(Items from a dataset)

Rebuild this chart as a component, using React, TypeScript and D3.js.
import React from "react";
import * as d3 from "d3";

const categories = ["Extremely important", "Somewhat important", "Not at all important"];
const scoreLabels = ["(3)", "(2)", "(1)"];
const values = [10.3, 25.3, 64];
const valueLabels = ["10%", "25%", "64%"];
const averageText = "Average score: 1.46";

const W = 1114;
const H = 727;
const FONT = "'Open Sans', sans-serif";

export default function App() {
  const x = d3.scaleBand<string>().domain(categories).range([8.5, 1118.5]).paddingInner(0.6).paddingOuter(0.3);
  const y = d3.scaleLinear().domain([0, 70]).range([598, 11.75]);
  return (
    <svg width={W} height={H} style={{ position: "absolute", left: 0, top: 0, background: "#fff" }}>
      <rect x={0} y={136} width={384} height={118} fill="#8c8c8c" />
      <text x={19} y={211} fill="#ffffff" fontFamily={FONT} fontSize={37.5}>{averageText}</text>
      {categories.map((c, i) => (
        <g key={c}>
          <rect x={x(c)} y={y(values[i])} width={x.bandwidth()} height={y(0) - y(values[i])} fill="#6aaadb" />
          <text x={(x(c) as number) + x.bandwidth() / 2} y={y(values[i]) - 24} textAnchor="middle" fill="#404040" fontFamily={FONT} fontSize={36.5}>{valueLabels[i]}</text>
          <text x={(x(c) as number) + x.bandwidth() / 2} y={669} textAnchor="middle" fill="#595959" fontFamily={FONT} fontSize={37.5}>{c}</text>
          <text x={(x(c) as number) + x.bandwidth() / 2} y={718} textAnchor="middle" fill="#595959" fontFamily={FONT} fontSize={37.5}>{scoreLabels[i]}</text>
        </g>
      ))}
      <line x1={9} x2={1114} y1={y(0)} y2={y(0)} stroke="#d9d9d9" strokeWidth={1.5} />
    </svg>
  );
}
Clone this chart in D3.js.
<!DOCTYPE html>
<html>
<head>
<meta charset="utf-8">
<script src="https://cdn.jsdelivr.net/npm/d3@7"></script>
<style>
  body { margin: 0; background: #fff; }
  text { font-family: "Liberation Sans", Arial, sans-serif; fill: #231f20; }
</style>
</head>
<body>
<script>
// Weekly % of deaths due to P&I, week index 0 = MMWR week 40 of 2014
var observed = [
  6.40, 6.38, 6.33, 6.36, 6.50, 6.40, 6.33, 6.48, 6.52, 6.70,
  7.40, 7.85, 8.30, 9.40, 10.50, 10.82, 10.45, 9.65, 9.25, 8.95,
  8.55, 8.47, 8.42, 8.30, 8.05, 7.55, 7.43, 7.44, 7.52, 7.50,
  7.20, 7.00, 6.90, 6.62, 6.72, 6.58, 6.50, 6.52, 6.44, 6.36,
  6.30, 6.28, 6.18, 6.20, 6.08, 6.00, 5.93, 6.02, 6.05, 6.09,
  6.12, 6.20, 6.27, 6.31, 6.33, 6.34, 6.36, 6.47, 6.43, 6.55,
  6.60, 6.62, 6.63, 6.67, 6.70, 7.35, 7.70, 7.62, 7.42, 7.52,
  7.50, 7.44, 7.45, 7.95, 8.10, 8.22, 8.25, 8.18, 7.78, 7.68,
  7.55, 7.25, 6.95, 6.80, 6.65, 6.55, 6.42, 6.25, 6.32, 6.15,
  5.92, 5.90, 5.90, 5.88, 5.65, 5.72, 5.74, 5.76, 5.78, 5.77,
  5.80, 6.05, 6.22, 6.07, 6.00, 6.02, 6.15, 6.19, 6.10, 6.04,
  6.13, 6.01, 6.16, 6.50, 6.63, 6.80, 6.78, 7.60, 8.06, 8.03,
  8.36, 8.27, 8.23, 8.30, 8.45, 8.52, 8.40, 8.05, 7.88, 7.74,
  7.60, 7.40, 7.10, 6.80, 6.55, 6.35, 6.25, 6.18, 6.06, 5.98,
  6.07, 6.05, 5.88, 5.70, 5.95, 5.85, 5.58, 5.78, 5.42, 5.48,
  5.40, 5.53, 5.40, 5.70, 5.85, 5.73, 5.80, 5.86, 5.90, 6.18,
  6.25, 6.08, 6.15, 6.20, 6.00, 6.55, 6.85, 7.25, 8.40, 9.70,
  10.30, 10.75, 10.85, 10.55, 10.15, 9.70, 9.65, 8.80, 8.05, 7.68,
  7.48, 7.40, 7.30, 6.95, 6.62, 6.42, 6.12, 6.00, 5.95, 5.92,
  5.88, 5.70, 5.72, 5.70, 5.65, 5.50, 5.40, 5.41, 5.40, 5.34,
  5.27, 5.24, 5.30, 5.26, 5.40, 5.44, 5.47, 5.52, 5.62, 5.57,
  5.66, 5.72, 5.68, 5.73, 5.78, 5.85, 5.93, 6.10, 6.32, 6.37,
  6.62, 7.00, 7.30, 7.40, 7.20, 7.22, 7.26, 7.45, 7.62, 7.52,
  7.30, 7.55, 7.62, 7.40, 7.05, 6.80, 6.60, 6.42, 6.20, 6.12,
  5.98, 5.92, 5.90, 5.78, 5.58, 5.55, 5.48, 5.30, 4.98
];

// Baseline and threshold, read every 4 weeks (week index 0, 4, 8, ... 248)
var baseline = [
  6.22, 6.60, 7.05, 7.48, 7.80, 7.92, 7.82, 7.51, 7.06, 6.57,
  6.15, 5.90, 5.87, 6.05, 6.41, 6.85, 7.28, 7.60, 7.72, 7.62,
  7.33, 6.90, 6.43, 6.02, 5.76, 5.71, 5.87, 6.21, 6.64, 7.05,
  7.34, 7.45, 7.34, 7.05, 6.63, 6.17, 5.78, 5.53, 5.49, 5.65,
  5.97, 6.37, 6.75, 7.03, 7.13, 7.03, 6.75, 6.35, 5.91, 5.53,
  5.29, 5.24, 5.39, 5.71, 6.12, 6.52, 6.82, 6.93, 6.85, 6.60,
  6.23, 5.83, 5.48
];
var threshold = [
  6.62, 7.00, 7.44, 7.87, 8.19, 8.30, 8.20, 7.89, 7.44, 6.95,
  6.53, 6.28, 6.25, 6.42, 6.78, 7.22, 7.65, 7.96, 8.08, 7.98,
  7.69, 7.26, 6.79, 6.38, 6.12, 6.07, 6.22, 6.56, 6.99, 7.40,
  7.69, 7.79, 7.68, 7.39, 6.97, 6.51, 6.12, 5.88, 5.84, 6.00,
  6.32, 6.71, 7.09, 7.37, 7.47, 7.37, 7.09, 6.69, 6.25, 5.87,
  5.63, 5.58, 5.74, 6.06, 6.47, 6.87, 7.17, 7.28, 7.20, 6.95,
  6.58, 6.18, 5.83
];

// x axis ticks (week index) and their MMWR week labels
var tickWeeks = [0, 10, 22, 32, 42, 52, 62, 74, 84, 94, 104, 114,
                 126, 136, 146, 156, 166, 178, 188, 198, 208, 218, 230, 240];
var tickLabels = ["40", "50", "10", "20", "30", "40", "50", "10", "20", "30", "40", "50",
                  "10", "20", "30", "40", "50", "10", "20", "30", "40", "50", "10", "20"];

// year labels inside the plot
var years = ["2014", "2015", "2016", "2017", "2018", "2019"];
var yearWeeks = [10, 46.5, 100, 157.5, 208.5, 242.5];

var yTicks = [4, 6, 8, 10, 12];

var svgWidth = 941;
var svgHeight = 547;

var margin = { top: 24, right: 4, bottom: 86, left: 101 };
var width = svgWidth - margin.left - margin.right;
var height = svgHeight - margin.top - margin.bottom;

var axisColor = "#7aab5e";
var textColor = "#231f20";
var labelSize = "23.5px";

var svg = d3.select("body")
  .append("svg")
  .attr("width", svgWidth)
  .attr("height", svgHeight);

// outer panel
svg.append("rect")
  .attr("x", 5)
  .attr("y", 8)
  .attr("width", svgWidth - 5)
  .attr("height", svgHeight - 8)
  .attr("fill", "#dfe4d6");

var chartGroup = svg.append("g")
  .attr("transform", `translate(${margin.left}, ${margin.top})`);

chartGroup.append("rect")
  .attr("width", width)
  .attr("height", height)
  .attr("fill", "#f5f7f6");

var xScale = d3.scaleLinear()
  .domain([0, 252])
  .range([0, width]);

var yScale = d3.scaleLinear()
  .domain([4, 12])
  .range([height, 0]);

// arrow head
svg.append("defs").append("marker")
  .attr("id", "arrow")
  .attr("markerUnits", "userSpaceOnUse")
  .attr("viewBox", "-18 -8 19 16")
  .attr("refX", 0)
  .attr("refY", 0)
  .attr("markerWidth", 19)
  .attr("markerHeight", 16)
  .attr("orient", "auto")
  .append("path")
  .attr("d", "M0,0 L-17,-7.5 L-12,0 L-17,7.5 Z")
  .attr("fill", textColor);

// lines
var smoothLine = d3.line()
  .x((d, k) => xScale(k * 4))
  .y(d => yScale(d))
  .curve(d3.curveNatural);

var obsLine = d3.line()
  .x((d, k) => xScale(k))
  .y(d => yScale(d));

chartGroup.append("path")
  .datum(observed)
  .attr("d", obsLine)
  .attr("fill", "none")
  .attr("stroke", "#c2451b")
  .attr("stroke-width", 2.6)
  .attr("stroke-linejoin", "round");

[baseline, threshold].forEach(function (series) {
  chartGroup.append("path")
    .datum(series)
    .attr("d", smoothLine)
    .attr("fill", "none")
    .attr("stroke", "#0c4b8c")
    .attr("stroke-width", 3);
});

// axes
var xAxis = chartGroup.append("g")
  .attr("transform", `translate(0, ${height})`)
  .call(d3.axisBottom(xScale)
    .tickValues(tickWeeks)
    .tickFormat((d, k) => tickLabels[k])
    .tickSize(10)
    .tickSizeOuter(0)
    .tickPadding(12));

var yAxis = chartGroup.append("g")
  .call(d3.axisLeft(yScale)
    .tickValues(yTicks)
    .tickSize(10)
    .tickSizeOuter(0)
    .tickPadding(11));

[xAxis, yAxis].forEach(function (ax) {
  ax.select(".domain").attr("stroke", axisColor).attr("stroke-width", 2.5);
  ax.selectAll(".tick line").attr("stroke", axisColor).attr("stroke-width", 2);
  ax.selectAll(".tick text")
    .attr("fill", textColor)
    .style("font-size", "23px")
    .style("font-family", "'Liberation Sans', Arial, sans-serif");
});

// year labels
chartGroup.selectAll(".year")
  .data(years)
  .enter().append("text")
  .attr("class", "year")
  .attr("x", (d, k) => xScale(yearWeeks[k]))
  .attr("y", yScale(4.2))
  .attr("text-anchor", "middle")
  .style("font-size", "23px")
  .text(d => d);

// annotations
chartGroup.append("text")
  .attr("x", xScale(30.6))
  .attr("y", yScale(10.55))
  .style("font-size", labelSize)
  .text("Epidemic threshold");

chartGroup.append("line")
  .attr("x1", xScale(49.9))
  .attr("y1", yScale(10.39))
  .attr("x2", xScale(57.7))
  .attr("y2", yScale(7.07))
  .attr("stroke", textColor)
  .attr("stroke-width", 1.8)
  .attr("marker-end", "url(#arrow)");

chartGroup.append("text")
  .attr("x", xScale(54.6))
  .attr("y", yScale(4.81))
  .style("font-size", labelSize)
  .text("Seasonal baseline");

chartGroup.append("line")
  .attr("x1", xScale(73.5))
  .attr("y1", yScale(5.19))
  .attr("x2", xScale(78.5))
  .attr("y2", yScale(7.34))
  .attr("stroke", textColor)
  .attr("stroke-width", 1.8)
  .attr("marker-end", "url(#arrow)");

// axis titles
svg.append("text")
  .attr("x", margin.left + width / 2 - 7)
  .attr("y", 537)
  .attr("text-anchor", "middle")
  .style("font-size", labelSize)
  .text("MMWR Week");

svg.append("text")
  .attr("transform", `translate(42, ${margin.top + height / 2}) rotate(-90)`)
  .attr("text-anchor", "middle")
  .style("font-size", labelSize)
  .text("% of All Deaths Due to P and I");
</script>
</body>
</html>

▶ EXERCISE: From the listing, copy every line where the string "this" appears.

▶ PROBLEM SOLUTION:
Rebuild this chart as a component, using React, TypeScript and D3.js.
Clone this chart in D3.js.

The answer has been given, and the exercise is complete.